Just had a read through that PDF and it does help clarify some of the event log entries but I’m still unable to find an event log entry that provides both the username and workstation name and an indication that this is a normal interactive logon (e.g at the Ctrl Alt Del screen) rather than an authentication logon that happens all the time for accessing network drives and databases etc. Annoyingly the kerberos related events only give you the workstation’s IP address and not its name, apart from in some of them where the workstation name is provided as the “service name” but the problem is there are lots of other instances where the service name is the name of the DC authenticating the user or is just the built in kerberos user account. I really don’t understand why MS couldn’t just provide a simple audit entry that simply says user X logged on to computer Y.
I’ve done some testing with the Netwrix tool for tracking/auditing logons and it looks like it only actually gets logons that happened directly on the DCs by default. I’ve been testing logging on to several workstations and none of them show in the Netwrix reports, the only logons that show are when I actually logged on to the DC itself. There’s an option to collect events from workstations as well (which is not enabled by default) but presumably that means it will directly query the event logs on each workstation. At least its not just me that finds it difficult to parse the DC event logs successfully to get workstation log ons then… I’ll contact Netwrix and see what they say though, perhaps I’m missing an option somewhere.

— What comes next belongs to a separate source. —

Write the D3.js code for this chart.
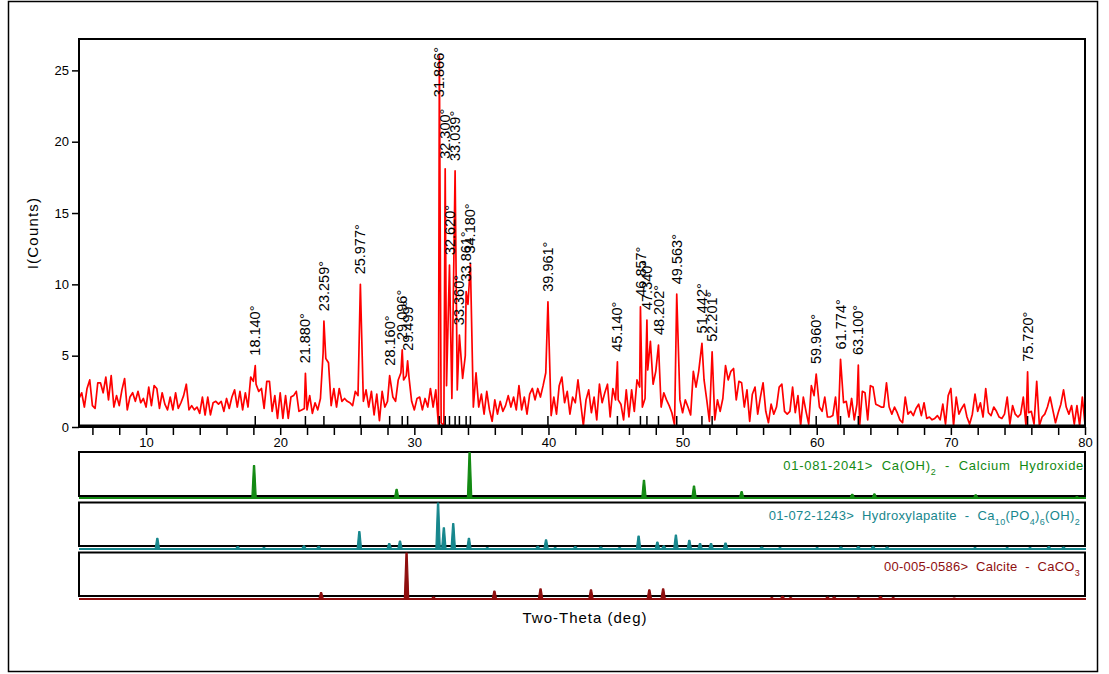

OK I’ve found a method that MIGHT let me get my own DLL involved in the authentication process, but it is going to require a lot of marshalling between .NET and native C/C++ which is always a challenge and also there’s some debate over whether or not it will work for interactive logons or if it only works for network authentication logons that occur when a user accesses file shares etc. Unfortunately it is going to take an awful lot of work and testing to even find out if it will actually work for what I want to do, but I’ll give it a go.
UPDATE: I’ve managed to get the kerberos authentication package to call my DLL but even though all my DLL does is write the time to a text file and then tell the kerberos package to continue I seem to have locked myself out of my entire test domain now haha logging on to the DC or any workstations just says “username or password incorrect”. This is why you don’t try this kind of thing in a production environment 🙂
FURTHER UPDATE: OK I don’t think this method of intercepting the authentication on each DC is going to work. I resolved the issue that was causing the logons to fail, so my DLL is getting called and returning successfully now but actually getting any information out of the parameters passed in to the DLL is proving very difficult. I’ve been at it for the last 4 hours and not managed to even get the username or workstation name out of it, and half the time it crashes the DC during boot up (that’s another bad thing about this method – it requires a reboot before Windows picks up on the fact that it should call the new DLL). As much as I hate admitting defeat, I think in this case it is just too awkward to make a .NET DLL work with a function that is only meant to be used by native unmanaged code (i.e. not .NET). So I guess it is back to the DC event log parsing or workstation agent methods – I know I could try to provide both options, but then I’m pretty sure everyone would only use the DC event log parsing option so if that’s the case it seems pointless spending all the time and effort on making a workstation agent (and server side component for communication)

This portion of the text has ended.